◆ What you should do: Copy the data that follows exactly. Include no pictures.

+ + +

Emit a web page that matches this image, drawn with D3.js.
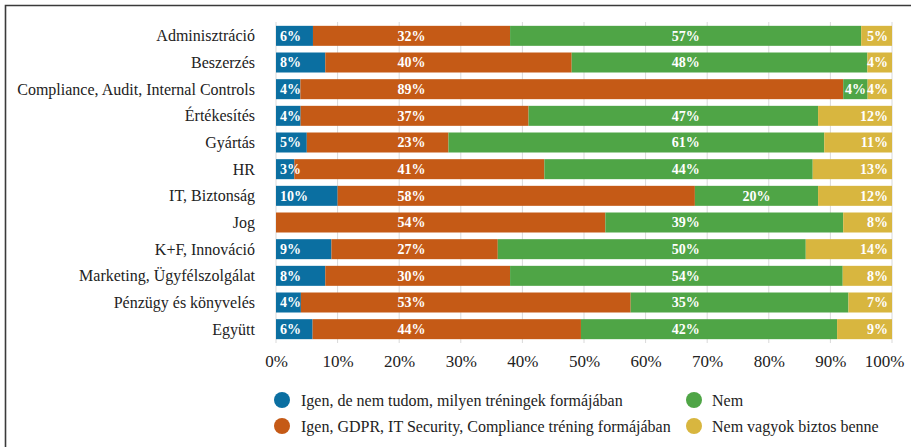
<!DOCTYPE html>
<html>
<head>
<meta charset="utf-8">
<script src="https://cdn.jsdelivr.net/npm/d3@7"></script>
<style>
  body { margin: 0; background: #fff; }
  text { font-family: 'Liberation Serif', 'Times New Roman', serif; }
</style>
</head>
<body>
<div id="chart"></div>
<script>
let categories = [
  'Adminisztráció',
  'Beszerzés',
  'Compliance, Audit, Internal Controls',
  'Értékesítés',
  'Gyártás',
  'HR',
  'IT, Biztonság',
  'Jog',
  'K+F, Innováció',
  'Marketing, Ügyfélszolgálat',
  'Pénzügy és könyvelés',
  'Együtt'
]

let seriesNames = [
  'Igen, de nem tudom, milyen tréningek formájában',
  'Igen, GDPR, IT Security, Compliance tréning formájában',
  'Nem',
  'Nem vagyok biztos benne'
]

let igenNemTudom = [6, 8, 4, 4, 5, 3, 10, 0, 9, 8, 4, 6]
let igenGdpr = [32, 40, 89, 37, 23, 41, 58, 54, 27, 30, 53, 44]
let nem = [57, 48, 4, 47, 61, 44, 20, 39, 50, 54, 35, 42]
let nemBiztos = [5, 4, 4, 12, 11, 13, 12, 8, 14, 8, 7, 9]

let xTicks = [0, 0.1, 0.2, 0.3, 0.4, 0.5, 0.6, 0.7, 0.8, 0.9, 1]

let colors = ['#0b6fa1', '#c55a16', '#4fa546', '#d8b63f']

let width = 911
let height = 447

let svg = d3
  .select('#chart')
  .append('svg')
  .attr('width', width)
  .attr('height', height)

// frame (top + left only, like the screenshot)
svg
  .append('path')
  .attr('d', 'M5.5,' + height + 'V5.5H' + width)
  .attr('fill', 'none')
  .attr('stroke', '#3a3a3a')
  .attr('stroke-width', 1.6)

let xPositionScale = d3.scaleLinear().domain([0, 1]).range([276, 892])
let yPositionScale = d3
  .scaleBand()
  .domain(categories)
  .range([22.5, 342.5])
  .paddingInner(0.25)
  .paddingOuter(0.125)

let rows = categories.map((c, i) => ({
  cat: c,
  s0: igenNemTudom[i],
  s1: igenGdpr[i],
  s2: nem[i],
  s3: nemBiztos[i]
}))

let keys = ['s0', 's1', 's2', 's3']
let stacked = d3.stack().keys(keys).offset(d3.stackOffsetExpand)(rows)

// grid lines
svg
  .append('g')
  .attr('class', 'grid')
  .selectAll('line')
  .data(xTicks)
  .enter()
  .append('line')
  .attr('x1', d => xPositionScale(d))
  .attr('x2', d => xPositionScale(d))
  .attr('y1', 22)
  .attr('y2', 343)
  .attr('stroke', '#d9d9d9')
  .attr('stroke-width', 1)

let layers = svg
  .selectAll('.layer')
  .data(stacked)
  .enter()
  .append('g')
  .attr('class', 'layer')
  .attr('fill', (d, i) => colors[i])

layers
  .selectAll('rect')
  .data(d => d)
  .enter()
  .append('rect')
  .attr('x', d => xPositionScale(d[0]))
  .attr('y', d => yPositionScale(d.data.cat))
  .attr('width', d => xPositionScale(d[1]) - xPositionScale(d[0]))
  .attr('height', yPositionScale.bandwidth())

// labels: blue at the start, orange/green lined up in a column, yellow at the end
let labels = svg.append('g').attr('class', 'labels')

stacked.forEach((layer, li) => {
  let colX = (xPositionScale(layer[0][0]) + xPositionScale(layer[0][1])) / 2
  layer.forEach(d => {
    let v = d.data[keys[li]]
    if (v === 0) return
    let x0 = xPositionScale(d[0])
    let x1 = xPositionScale(d[1])
    let x = (x0 + x1) / 2
    let anchor = 'middle'
    if (li === 0) {
      x = x0 + 4
      anchor = 'start'
    } else if (li === 3) {
      x = x1 - 4
      anchor = 'end'
    } else if (colX > x0 && colX < x1) {
      x = colX
    }
    labels
      .append('text')
      .attr('x', x)
      .attr('y', yPositionScale(d.data.cat) + yPositionScale.bandwidth() / 2)
      .attr('dy', '0.35em')
      .attr('text-anchor', anchor)
      .attr('fill', '#fff')
      .attr('font-size', 14)
      .attr('font-weight', 'bold')
      .text(v + '%')
  })
})

// category labels
svg
  .append('g')
  .selectAll('text')
  .data(categories)
  .enter()
  .append('text')
  .attr('x', 255)
  .attr('y', d => yPositionScale(d) + yPositionScale.bandwidth() / 2)
  .attr('dy', '0.35em')
  .attr('text-anchor', 'end')
  .attr('font-size', 16)
  .attr('fill', '#222')
  .text(d => d)

// x axis
let xAxis = d3
  .axisBottom(xPositionScale)
  .tickValues(xTicks)
  .tickFormat(d3.format('.0%'))
  .tickSize(0)
  .tickPadding(0)

let xg = svg
  .append('g')
  .attr('class', 'x-axis')
  .attr('transform', 'translate(0,361)')
  .call(xAxis)

xg.select('.domain').remove()
xg.selectAll('text')
  .attr('font-family', "'Liberation Serif', 'Times New Roman', serif")
  .attr('font-size', 17)
  .attr('fill', '#222')
  .attr('dy', '0.35em')
// keep the last label inside the picture
xg.selectAll('.tick:last-of-type text')
  .attr('text-anchor', 'end')
  .attr('x', 12)

// legend
let legendPos = [
  { cx: 282, tx: 301, y: 400 },
  { cx: 282, tx: 301, y: 426 },
  { cx: 694, tx: 712, y: 400 },
  { cx: 694, tx: 712, y: 426 }
]

let legend = svg
  .append('g')
  .attr('class', 'legend')
  .selectAll('g')
  .data(seriesNames)
  .enter()
  .append('g')

legend
  .append('circle')
  .attr('cx', (d, i) => legendPos[i].cx)
  .attr('cy', (d, i) => legendPos[i].y)
  .attr('r', 8)
  .attr('fill', (d, i) => colors[i])

legend
  .append('text')
  .attr('x', (d, i) => legendPos[i].tx)
  .attr('y', (d, i) => legendPos[i].y)
  .attr('dy', '0.35em')
  .attr('font-size', 16)
  .attr('fill', '#222')
  .text(d => d)
</script>
</body>
</html>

+ + +

◆ Result for this exercise:
Emit a web page that matches this image, drawn with D3.js.
<!DOCTYPE html>
<html>
<head>
<meta charset="utf-8">
<script src="https://cdn.jsdelivr.net/npm/d3@7"></script>
<style>
  body { margin: 0; background: #fff; }
  text { font-family: 'Liberation Serif', 'Times New Roman', serif; }
</style>
</head>
<body>
<div id="chart"></div>
<script>
let categories = [
  'Adminisztráció',
  'Beszerzés',
  'Compliance, Audit, Internal Controls',
  'Értékesítés',
  'Gyártás',
  'HR',
  'IT, Biztonság',
  'Jog',
  'K+F, Innováció',
  'Marketing, Ügyfélszolgálat',
  'Pénzügy és könyvelés',
  'Együtt'
]

let seriesNames = [
  'Igen, de nem tudom, milyen tréningek formájában',
  'Igen, GDPR, IT Security, Compliance tréning formájában',
  'Nem',
  'Nem vagyok biztos benne'
]

let igenNemTudom = [6, 8, 4, 4, 5, 3, 10, 0, 9, 8, 4, 6]
let igenGdpr = [32, 40, 89, 37, 23, 41, 58, 54, 27, 30, 53, 44]
let nem = [57, 48, 4, 47, 61, 44, 20, 39, 50, 54, 35, 42]
let nemBiztos = [5, 4, 4, 12, 11, 13, 12, 8, 14, 8, 7, 9]

let xTicks = [0, 0.1, 0.2, 0.3, 0.4, 0.5, 0.6, 0.7, 0.8, 0.9, 1]

let colors = ['#0b6fa1', '#c55a16', '#4fa546', '#d8b63f']

let width = 911
let height = 447

let svg = d3
  .select('#chart')
  .append('svg')
  .attr('width', width)
  .attr('height', height)

// frame (top + left only, like the screenshot)
svg
  .append('path')
  .attr('d', 'M5.5,' + height + 'V5.5H' + width)
  .attr('fill', 'none')
  .attr('stroke', '#3a3a3a')
  .attr('stroke-width', 1.6)

let xPositionScale = d3.scaleLinear().domain([0, 1]).range([276, 892])
let yPositionScale = d3
  .scaleBand()
  .domain(categories)
  .range([22.5, 342.5])
  .paddingInner(0.25)
  .paddingOuter(0.125)

let rows = categories.map((c, i) => ({
  cat: c,
  s0: igenNemTudom[i],
  s1: igenGdpr[i],
  s2: nem[i],
  s3: nemBiztos[i]
}))

let keys = ['s0', 's1', 's2', 's3']
let stacked = d3.stack().keys(keys).offset(d3.stackOffsetExpand)(rows)

// grid lines
svg
  .append('g')
  .attr('class', 'grid')
  .selectAll('line')
  .data(xTicks)
  .enter()
  .append('line')
  .attr('x1', d => xPositionScale(d))
  .attr('x2', d => xPositionScale(d))
  .attr('y1', 22)
  .attr('y2', 343)
  .attr('stroke', '#d9d9d9')
  .attr('stroke-width', 1)

let layers = svg
  .selectAll('.layer')
  .data(stacked)
  .enter()
  .append('g')
  .attr('class', 'layer')
  .attr('fill', (d, i) => colors[i])

layers
  .selectAll('rect')
  .data(d => d)
  .enter()
  .append('rect')
  .attr('x', d => xPositionScale(d[0]))
  .attr('y', d => yPositionScale(d.data.cat))
  .attr('width', d => xPositionScale(d[1]) - xPositionScale(d[0]))
  .attr('height', yPositionScale.bandwidth())

// labels: blue at the start, orange/green lined up in a column, yellow at the end
let labels = svg.append('g').attr('class', 'labels')

stacked.forEach((layer, li) => {
  let colX = (xPositionScale(layer[0][0]) + xPositionScale(layer[0][1])) / 2
  layer.forEach(d => {
    let v = d.data[keys[li]]
    if (v === 0) return
    let x0 = xPositionScale(d[0])
    let x1 = xPositionScale(d[1])
    let x = (x0 + x1) / 2
    let anchor = 'middle'
    if (li === 0) {
      x = x0 + 4
      anchor = 'start'
    } else if (li === 3) {
      x = x1 - 4
      anchor = 'end'
    } else if (colX > x0 && colX < x1) {
      x = colX
    }
    labels
      .append('text')
      .attr('x', x)
      .attr('y', yPositionScale(d.data.cat) + yPositionScale.bandwidth() / 2)
      .attr('dy', '0.35em')
      .attr('text-anchor', anchor)
      .attr('fill', '#fff')
      .attr('font-size', 14)
      .attr('font-weight', 'bold')
      .text(v + '%')
  })
})

// category labels
svg
  .append('g')
  .selectAll('text')
  .data(categories)
  .enter()
  .append('text')
  .attr('x', 255)
  .attr('y', d => yPositionScale(d) + yPositionScale.bandwidth() / 2)
  .attr('dy', '0.35em')
  .attr('text-anchor', 'end')
  .attr('font-size', 16)
  .attr('fill', '#222')
  .text(d => d)

// x axis
let xAxis = d3
  .axisBottom(xPositionScale)
  .tickValues(xTicks)
  .tickFormat(d3.format('.0%'))
  .tickSize(0)
  .tickPadding(0)

let xg = svg
  .append('g')
  .attr('class', 'x-axis')
  .attr('transform', 'translate(0,361)')
  .call(xAxis)

xg.select('.domain').remove()
xg.selectAll('text')
  .attr('font-family', "'Liberation Serif', 'Times New Roman', serif")
  .attr('font-size', 17)
  .attr('fill', '#222')
  .attr('dy', '0.35em')
// keep the last label inside the picture
xg.selectAll('.tick:last-of-type text')
  .attr('text-anchor', 'end')
  .attr('x', 12)

// legend
let legendPos = [
  { cx: 282, tx: 301, y: 400 },
  { cx: 282, tx: 301, y: 426 },
  { cx: 694, tx: 712, y: 400 },
  { cx: 694, tx: 712, y: 426 }
]

let legend = svg
  .append('g')
  .attr('class', 'legend')
  .selectAll('g')
  .data(seriesNames)
  .enter()
  .append('g')

legend
  .append('circle')
  .attr('cx', (d, i) => legendPos[i].cx)
  .attr('cy', (d, i) => legendPos[i].y)
  .attr('r', 8)
  .attr('fill', (d, i) => colors[i])

legend
  .append('text')
  .attr('x', (d, i) => legendPos[i].tx)
  .attr('y', (d, i) => legendPos[i].y)
  .attr('dy', '0.35em')
  .attr('font-size', 16)
  .attr('fill', '#222')
  .text(d => d)
</script>
</body>
</html>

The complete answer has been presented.